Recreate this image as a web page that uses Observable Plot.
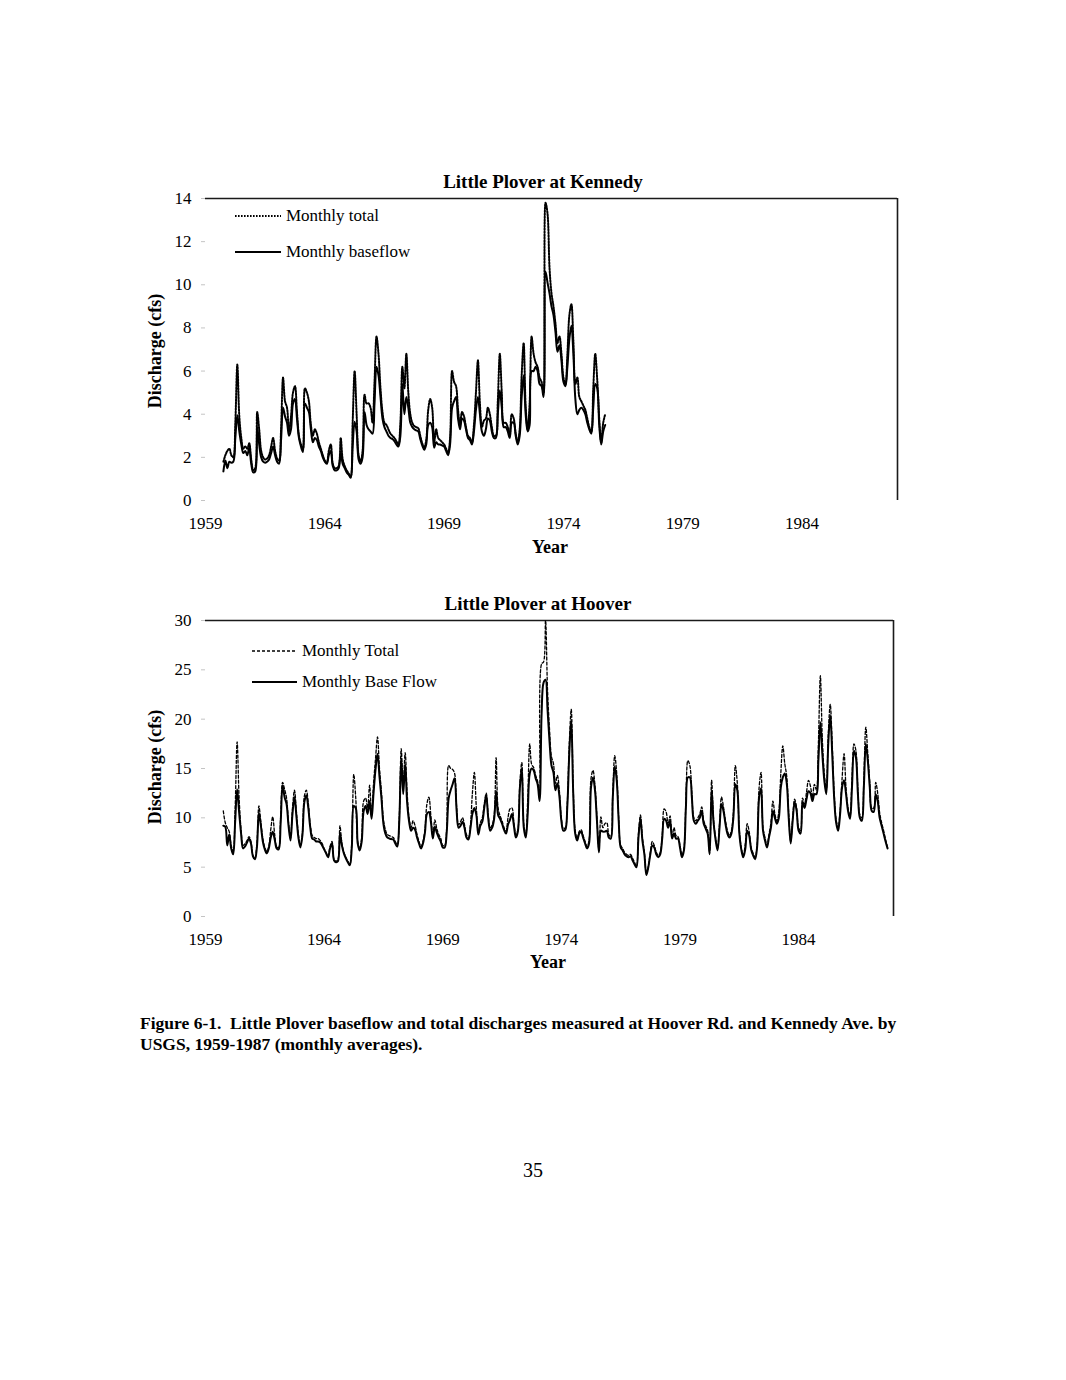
<!DOCTYPE html>
<html>
<head>
<meta charset="utf-8">
<script src="https://cdn.jsdelivr.net/npm/d3@7"></script>
<script src="https://cdn.jsdelivr.net/npm/@observablehq/plot@0.6"></script>
<style>
  html, body { margin: 0; padding: 0; background: #fff; }
  #page { position: relative; width: 1066px; height: 1380px; background: #fff;
          font-family: "Liberation Serif", "Times New Roman", serif; color: #000; overflow: hidden; }
  .abs { position: absolute; white-space: nowrap; }
  .title { font-weight: bold; font-size: 19px; line-height: 20px; text-align: center; }
  .axlab { font-weight: bold; font-size: 18px; line-height: 20px; text-align: center; }
  .leg { font-size: 17px; line-height: 20px; }
  .chart { position: absolute; }
  .chart svg g[aria-label="y-axis tick"] { stroke: #c4c4c4; }
</style>
</head>
<body>
<div id="page">
  <div class="abs title" style="left:343px;top:172px;width:400px;">Little Plover at Kennedy</div>
  <div class="abs axlab" style="left:450px;top:537px;width:200px;">Year</div>
  <div class="abs axlab" style="left:55px;top:341px;width:200px;transform:rotate(-90deg);">Discharge (cfs)</div>

  <div class="abs title" style="left:338px;top:594px;width:400px;">Little Plover at Hoover</div>
  <div class="abs axlab" style="left:448px;top:952px;width:200px;">Year</div>
  <div class="abs axlab" style="left:55px;top:757px;width:200px;transform:rotate(-90deg);">Discharge (cfs)</div>

  <div id="kennedy" class="chart" style="left:130px;top:165px;"></div>
  <div id="hoover" class="chart" style="left:130px;top:585px;"></div>

  <svg class="abs" style="left:235px;top:210px;" width="46" height="12"><line x1="0" y1="6" x2="46" y2="6" stroke="#000" stroke-width="2" stroke-dasharray="1.6 1.4"/></svg>
  <div class="abs leg" style="left:286px;top:206px;">Monthly total</div>
  <svg class="abs" style="left:235px;top:246px;" width="46" height="12"><line x1="0" y1="6" x2="46" y2="6" stroke="#000" stroke-width="2"/></svg>
  <div class="abs leg" style="left:286px;top:242px;">Monthly baseflow</div>

  <svg class="abs" style="left:252px;top:645px;" width="45" height="12"><line x1="0" y1="6" x2="45" y2="6" stroke="#000" stroke-width="1.3" stroke-dasharray="3 2"/></svg>
  <div class="abs leg" style="left:302px;top:641px;">Monthly Total</div>
  <svg class="abs" style="left:252px;top:676px;" width="45" height="12"><line x1="0" y1="6" x2="45" y2="6" stroke="#000" stroke-width="2"/></svg>
  <div class="abs leg" style="left:302px;top:672px;">Monthly Base Flow</div>

  <div class="abs" style="left:140px;top:1013px;font-weight:bold;font-size:17.5px;line-height:21px;">Figure 6-1.&nbsp; Little Plover baseflow and total discharges measured at Hoover Rd. and Kennedy Ave. by<br>USGS, 1959-1987 (monthly averages).</div>
  <div class="abs" style="left:483px;top:1159px;width:100px;text-align:center;font-size:20px;line-height:22px;">35</div>
</div>
<script>
// First month of both records: October 1959 (decimal year)
const startYear = 1959.75;

const xTicks = [1959, 1964, 1969, 1974, 1979, 1984];
const xDomain = [1959, 1988];
const kennedyYTicks = [0, 2, 4, 6, 8, 10, 12, 14];
const hooverYTicks = [0, 5, 10, 15, 20, 25, 30];

// Little Plover at Kennedy, monthly baseflow (cfs), Oct 1959 onward
const kennedyBase = [
  1.35,1.85,1.5,1.8,1.75,1.8,2.9,3.95,3.2,2.6,2.2,2.3,
  2.1,2.45,1.7,1.3,1.35,3.4,2.6,2.0,1.8,1.75,1.8,1.9,
  2.2,2.5,2.1,1.8,1.7,2.8,4.3,3.9,3.6,3.0,3.3,4.5,
  4.7,3.8,2.9,2.5,2.25,4.5,4.3,4.1,3.3,2.7,2.9,2.8,
  2.5,2.3,2.0,1.8,1.7,2.1,2.3,1.6,1.4,1.4,1.5,2.2,
  1.7,1.5,1.3,1.2,1.05,2.5,3.65,3.2,1.9,1.7,2.0,4.1,
  3.5,3.3,3.2,3.1,4.5,6.2,5.8,4.8,3.8,3.4,3.2,3.0,
  2.9,2.85,2.75,2.6,2.5,3.0,5.4,4.0,4.8,4.3,3.6,3.4,
  3.3,3.25,3.2,2.85,2.55,2.35,2.6,3.5,3.6,3.4,2.45,2.7,
  2.6,2.6,2.55,2.5,2.3,2.1,2.6,4.3,4.6,4.8,3.8,3.3,
  3.8,3.7,3.3,2.9,2.8,2.6,3.2,4.2,4.8,4.0,3.2,3.0,
  3.3,3.8,3.7,3.2,2.9,2.9,4.0,5.1,4.3,3.4,3.4,3.2,
  2.9,3.6,3.6,3.0,2.6,3.0,4.8,5.8,4.0,3.2,3.5,6.0,
  6.0,6.2,6.0,5.4,5.3,4.8,10.6,10.1,9.6,9.0,8.6,7.8,
  6.9,7.2,6.5,5.5,5.3,6.2,7.5,8.1,6.8,4.7,4.0,4.2,
  4.3,4.2,4.0,3.6,3.3,3.1,4.3,5.4,5.2,3.5,2.6,3.2,
  3.5
];

// Little Plover at Kennedy, monthly total discharge (cfs)
const kennedyTotal = [
  1.8,2.1,2.3,2.4,2.1,2.0,3.6,6.3,3.9,2.9,2.4,2.5,
  2.4,2.65,1.9,1.4,1.5,4.1,3.3,2.3,2.0,1.9,1.95,2.1,
  2.5,2.9,2.3,1.95,1.85,3.3,5.7,4.6,4.3,3.2,3.9,5.0,
  5.3,4.1,3.0,2.6,2.4,5.2,5.0,4.6,3.5,3.0,3.3,3.1,
  2.7,2.4,2.1,1.85,1.75,2.3,2.6,1.7,1.5,1.5,1.6,2.9,
  1.9,1.6,1.4,1.25,1.1,3.6,6.0,4.0,2.1,1.8,2.3,4.9,
  4.5,4.5,4.3,3.6,5.5,7.6,6.8,5.2,4.1,3.6,3.5,3.3,
  3.1,3.0,2.9,2.75,2.6,3.6,6.2,5.2,6.8,5.0,4.0,3.6,
  3.45,3.4,3.35,3.0,2.65,2.45,2.8,4.2,4.7,4.3,2.7,3.3,
  2.9,2.8,2.7,2.6,2.4,2.2,2.9,6.0,5.5,5.3,4.2,3.5,
  4.1,3.9,3.4,3.0,2.9,2.7,3.5,5.0,6.5,4.5,3.4,3.7,
  3.8,4.3,4.0,3.4,3.0,3.0,4.6,6.8,5.0,3.6,3.6,3.4,
  3.0,4.0,3.8,3.1,2.7,3.3,5.8,7.3,4.4,3.3,4.5,7.6,
  6.8,6.4,6.2,5.7,5.5,5.0,13.8,13.3,10.8,9.6,9.0,8.2,
  7.3,7.6,6.8,5.7,5.4,6.8,8.6,9.1,7.4,5.4,5.7,4.8,
  4.6,4.4,4.2,3.8,3.4,3.2,5.2,6.8,5.6,3.8,2.7,3.6,
  4.0
];

// Little Plover at Hoover, monthly base flow (cfs), Oct 1959 onward
const hooverBase = [
  9.2,9.1,7.2,8.3,6.9,6.3,9.6,12.9,10.6,8.4,6.9,7.1,
  7.5,7.9,7.4,6.1,5.8,7.0,10.5,9.2,7.6,6.8,6.4,6.9,
  8.0,8.6,7.8,6.9,6.8,9.4,13.3,12.1,11.4,9.2,7.7,10.4,
  12.1,10.1,8.0,7.0,8.2,11.6,12.3,11.0,9.0,7.9,7.8,7.6,
  7.6,7.5,7.2,6.8,6.4,6.0,6.9,7.4,5.7,5.5,5.6,8.4,
  7.2,6.4,5.9,5.5,5.2,7.0,11.2,11.0,7.4,6.7,7.6,10.7,
  11.2,10.4,11.7,9.9,12.5,14.9,16.5,14.2,12.0,9.4,8.4,8.0,
  7.9,7.85,7.8,7.4,7.1,9.6,16.0,12.4,15.4,11.5,9.6,8.7,
  9.0,8.8,8.0,7.4,6.9,7.4,8.5,10.4,10.6,9.6,7.9,9.1,
  8.5,8.0,7.6,7.0,7.0,8.5,12.0,12.8,13.4,14.0,10.8,9.0,
  9.2,9.6,9.0,8.0,7.8,8.9,10.4,11.0,10.3,8.3,9.2,9.6,
  11.0,12.3,10.0,8.7,9.0,9.9,12.7,10.3,9.9,9.4,8.8,8.4,
  9.3,9.8,10.4,9.2,8.0,8.6,13.0,15.0,9.0,8.0,10.5,14.5,
  15.0,14.8,14.0,13.4,11.7,20.5,23.7,24.0,21.0,17.8,15.3,14.6,
  12.8,13.5,12.2,9.7,8.7,8.8,11.1,16.5,19.9,12.5,8.4,7.7,
  8.4,8.6,8.0,7.4,6.9,7.4,13.1,14.1,12.8,9.7,6.5,8.7,
  8.6,8.6,8.7,8.0,7.9,12.0,15.2,13.8,9.7,7.0,6.7,6.3,
  6.1,6.0,6.1,5.7,5.3,5.0,8.0,9.9,7.7,6.3,4.2,5.0,
  6.3,7.2,7.0,6.3,6.0,6.3,7.9,9.9,9.7,9.0,9.7,7.9,
  8.4,7.9,7.9,7.0,6.0,6.7,11.1,14.1,14.1,12.1,9.7,9.4,
  9.7,10.0,10.7,9.4,8.9,8.4,6.3,12.8,9.5,7.8,6.7,9.0,
  11.4,10.7,9.4,8.4,8.0,8.4,10.0,13.4,12.8,8.5,6.8,6.0,
  6.8,8.7,8.2,6.8,6.2,5.8,7.0,12.0,13.0,8.7,7.7,7.0,
  8.0,9.0,10.7,10.0,9.4,10.0,13.1,14.1,14.5,13.5,10.0,7.4,
  9.7,11.6,10.7,8.7,8.4,11.6,11.0,11.9,12.7,12.5,11.7,12.4,
  12.4,15.8,19.7,16.5,13.8,12.4,17.5,20.4,16.5,12.0,9.5,8.7,
  10.4,13.1,13.8,12.4,10.7,9.9,13.1,16.8,16.1,12.4,10.0,9.7,
  13.1,17.5,15.8,13.1,10.7,10.6,12.4,11.7,10.0,9.2,8.4,7.6,
  6.9
];

// Little Plover at Hoover, monthly total discharge (cfs)
const hooverTotal = [
  10.7,9.5,9.0,8.6,7.2,6.6,11.0,17.7,12.0,8.8,7.2,7.4,
  7.7,8.1,7.6,6.2,5.9,7.4,11.2,9.6,7.9,7.0,6.6,7.1,
  8.8,10.1,8.3,7.1,7.0,10.0,13.6,12.9,12.0,9.5,8.0,11.0,
  12.8,10.6,8.3,7.2,8.4,12.2,12.8,11.5,9.3,8.2,8.0,7.9,
  7.9,7.7,7.4,6.9,6.5,6.1,7.1,7.6,5.8,5.6,5.8,9.2,
  7.4,6.5,6.0,5.6,5.3,7.6,14.4,12.0,7.6,6.9,8.0,11.7,
  12.0,11.0,13.3,10.5,13.5,16.0,18.2,15.0,12.6,9.8,8.8,8.3,
  8.2,8.1,8.0,7.6,7.3,10.0,17.0,13.5,16.6,12.5,10.0,9.0,
  9.7,9.2,8.3,7.6,7.1,7.6,8.8,11.4,12.1,10.2,8.2,9.8,
  8.9,8.3,7.9,7.2,7.2,9.0,15.3,15.0,14.9,14.5,11.2,9.3,
  9.6,10.0,9.3,8.3,8.0,9.3,12.5,14.6,11.0,8.6,9.5,10.0,
  11.4,12.5,10.3,9.0,9.3,10.2,16.1,11.0,10.2,9.7,9.0,8.7,
  10.0,10.9,11.0,9.5,8.3,8.8,13.5,15.6,9.3,8.3,12.0,17.5,
  15.4,15.1,14.3,13.7,12.2,25.6,25.8,30.0,23.0,19.0,16.2,15.5,
  13.5,14.3,12.7,10.0,8.9,9.0,11.5,17.5,21.0,13.0,8.7,7.9,
  8.6,8.8,8.2,7.6,7.1,7.7,14.0,14.8,13.3,10.0,6.8,10.1,
  9.0,9.4,9.5,8.3,8.1,12.5,16.3,14.5,10.0,7.2,6.9,6.5,
  6.3,6.2,6.3,5.9,5.5,5.1,8.4,10.3,8.0,6.5,4.3,5.1,
  6.5,7.6,7.2,6.5,6.2,6.5,8.2,10.9,10.6,9.3,10.2,8.2,
  9.0,8.2,8.1,7.2,6.2,6.9,11.8,15.8,15.3,12.5,10.0,9.7,
  10.0,10.4,11.1,9.7,9.2,8.7,6.5,13.8,9.8,8.0,6.9,9.4,
  12.1,11.1,9.7,8.7,8.2,8.7,10.5,15.3,13.5,8.8,7.0,6.2,
  7.3,9.4,8.6,7.0,6.4,6.0,7.3,13.0,14.6,9.0,8.0,7.2,
  8.3,9.5,11.7,10.4,9.7,10.6,14.5,17.3,15.5,14.2,10.4,7.6,
  10.0,11.9,11.0,9.0,8.7,12.0,11.4,12.6,13.8,13.2,12.1,13.4,
  12.8,17.5,24.4,18.0,14.5,12.8,18.5,21.5,17.5,12.5,9.8,9.0,
  10.8,14.0,16.5,13.0,11.0,10.2,14.0,17.5,16.8,12.8,10.3,10.0,
  14.0,19.2,16.5,13.6,11.0,11.0,13.6,12.5,10.5,9.5,8.7,7.8,
  7.0
];

function rows(values) {
  return values.map((v, i) => ({ t: startYear + i / 12, v }));
}

function makeChart({ base, total, yMax, yTicks, width, height, mt, mb, ml, mr, dash, dashWidth }) {
  return Plot.plot({
    width, height,
    marginTop: mt, marginBottom: mb, marginLeft: ml, marginRight: mr,
    style: { fontFamily: "Liberation Serif, Times New Roman, serif", fontSize: "17px", color: "#000", background: "transparent", overflow: "visible" },
    x: { domain: xDomain, ticks: xTicks, tickFormat: d => String(d), tickSize: 0, tickPadding: 16, label: null },
    y: { domain: [0, yMax], ticks: yTicks, tickSize: 4, tickPadding: 10, label: null },
    marks: [
      Plot.ruleY([yMax], { stroke: "#1a1a1a", strokeWidth: 1.6 }),
      Plot.ruleX([xDomain[1]], { stroke: "#1a1a1a", strokeWidth: 1.6 }),
      Plot.lineY(rows(total), { x: "t", y: "v", stroke: "#000", strokeWidth: dashWidth, strokeDasharray: dash, curve: "catmull-rom" }),
      Plot.lineY(rows(base), { x: "t", y: "v", stroke: "#000", strokeWidth: 2, curve: "catmull-rom" })
    ]
  });
}

document.getElementById("kennedy").append(makeChart({
  base: kennedyBase, total: kennedyTotal, yMax: 14, yTicks: kennedyYTicks,
  width: 790, height: 400, mt: 33, mb: 65, ml: 75, mr: 23,
  dash: "1.6 1.4", dashWidth: 2
}));

document.getElementById("hoover").append(makeChart({
  base: hooverBase, total: hooverTotal, yMax: 30, yTicks: hooverYTicks,
  width: 790, height: 400, mt: 35, mb: 69, ml: 75, mr: 27,
  dash: "3 2", dashWidth: 1.3
}));
</script>
</body>
</html>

— TO BE DONE —
Which lines contain the word "page"? Copy each of them.

— RESPONSE —
Recreate this image as a web page that uses Observable Plot.
  #page { position: relative; width: 1066px; height: 1380px; background: #fff;
<div id="page">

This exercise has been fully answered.